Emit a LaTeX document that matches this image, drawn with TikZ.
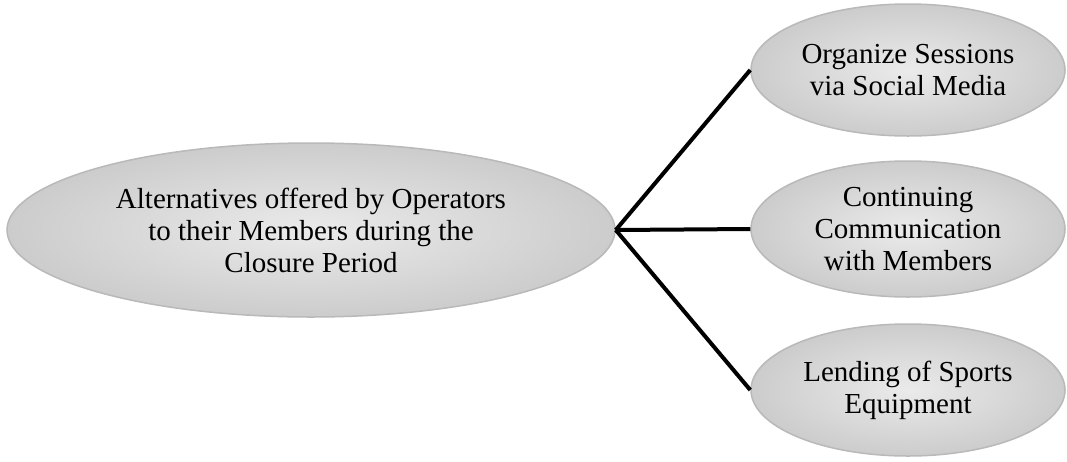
\documentclass[tikz,border=0pt]{standalone}
\usepackage{fontspec}
\setmainfont{Liberation Serif}
\usetikzlibrary{shapes.geometric}

\begin{document}
\begin{tikzpicture}[x=1pt,y=-1pt,
    bubble/.style={ellipse, inner sep=0pt, align=center,
        inner color=gray!16, outer color=gray!40,
        draw=gray!55, line width=1.5pt,
        font=\fontsize{29}{32}\selectfont},
    link/.style={line width=4pt}]
        \useasboundingbox (0,0) rectangle (1067,461);

        \node[bubble, minimum width=608pt, minimum height=174pt] (main) at (311,230)
            {Alternatives offered by Operators\\to their Members during the\\Closure Period};

        \node[bubble, minimum width=314pt, minimum height=132pt] (top) at (908,70)
            {Organize Sessions\\via Social Media};
        \node[bubble, minimum width=314pt, minimum height=136pt] (mid) at (908,229)
            {Continuing\\Communication\\with Members};
        \node[bubble, minimum width=314pt, minimum height=132pt] (bot) at (908,390)
            {Lending of Sports\\Equipment};

        \draw[link] (main.east) -- (top.west);
        \draw[link] (main.east) -- (mid.west);
        \draw[link] (main.east) -- (bot.west);

      \end{tikzpicture}
\end{document}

Problem to work on: Without the pictures, transcribe the listing above exactly.

Full answer:
Emit a LaTeX document that matches this image, drawn with TikZ.
\documentclass[tikz,border=0pt]{standalone}
\usepackage{fontspec}
\setmainfont{Liberation Serif}
\usetikzlibrary{shapes.geometric}

\begin{document}
\begin{tikzpicture}[x=1pt,y=-1pt,
    bubble/.style={ellipse, inner sep=0pt, align=center,
        inner color=gray!16, outer color=gray!40,
        draw=gray!55, line width=1.5pt,
        font=\fontsize{29}{32}\selectfont},
    link/.style={line width=4pt}]
        \useasboundingbox (0,0) rectangle (1067,461);

        \node[bubble, minimum width=608pt, minimum height=174pt] (main) at (311,230)
            {Alternatives offered by Operators\\to their Members during the\\Closure Period};

        \node[bubble, minimum width=314pt, minimum height=132pt] (top) at (908,70)
            {Organize Sessions\\via Social Media};
        \node[bubble, minimum width=314pt, minimum height=136pt] (mid) at (908,229)
            {Continuing\\Communication\\with Members};
        \node[bubble, minimum width=314pt, minimum height=132pt] (bot) at (908,390)
            {Lending of Sports\\Equipment};

        \draw[link] (main.east) -- (top.west);
        \draw[link] (main.east) -- (mid.west);
        \draw[link] (main.east) -- (bot.west);

      \end{tikzpicture}
\end{document}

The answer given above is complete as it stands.